「お疲れ様、ありがとう!」


毎日新聞No.596【令和3年8月8日発行】

 723日に開幕し、17日間行われてきた東京オリンピックが終わる。開催に至るまでに様々な紆余曲折があり、また新型コロナウイルスの感染拡大防止のために、開会式も含め大半の会場が無観客となるなど、前例のない形となった今回のオリンピックだが、そのような中でも選手たちの活躍は目覚ましいものだったと感じている。

 個人的に印象に残っているのは、東京オリンピックから正式種目となったスケートボードである。筆者もかつて少しだけスケートボードに触れた経験があるが、普通に滑るだけでも転んで傷だらけになっていたので、手すりを滑り降り、ボードが足に吸い付いているように華麗に飛ぶ選手たちの姿は衝撃的だった。
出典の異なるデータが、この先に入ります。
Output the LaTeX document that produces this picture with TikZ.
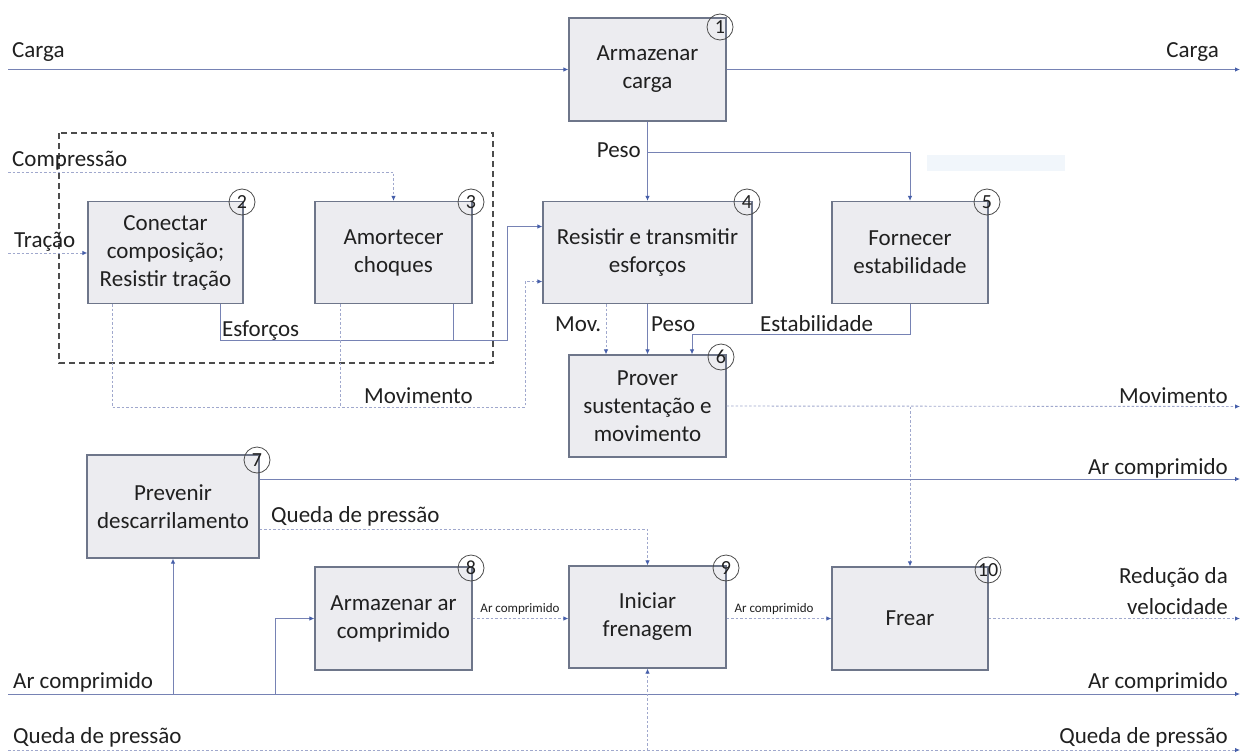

また、アメリカのスポーツというイメージが強い中で、日本人が金メダルを獲得したことも非常に喜ばしいが、オリンピックという大きな舞台でありながら、選手たち皆が、チャレンジに失敗しても笑顔でスケートボードを楽しんでいる姿がとても印象的で、スポーツにおける本来の楽しさのようなものを体現しているように思えた。
 スケートボードのほか、BMXフリースタイル、サーフィンが今回から正式種目として追加されており、これらの競技は危険を伴いながら高さや華麗さを競うことから「エクストリームスポーツ」と呼ばれている。スポーツとしての側面だけでなく、ファッションや音楽への影響力といった文化的な側面を持ち合わせていることから若者に人気の高いスポーツだが、これらのスポーツに対するイメージや偏見から、日本ではなかなか理解が得られてこなかった歴史がある。今回のオリンピックにおける選手たちの活躍を機に、純粋にスポーツとしての楽しさが伝わったことで、こういった新しいスポーツやカルチャーへの理解が進んでいくだろう。

 新型コロナウイルスの感染者数が増加し続ける中での開催となった東京オリンピック。開催についての賛否をめぐる報道や、直接の応援が届かないという状況下で選手たちは計り知れない不安とプレッシャーを感じていたと思う。まずは選手たちに「お疲れ様、ありがとう。」と伝えたい。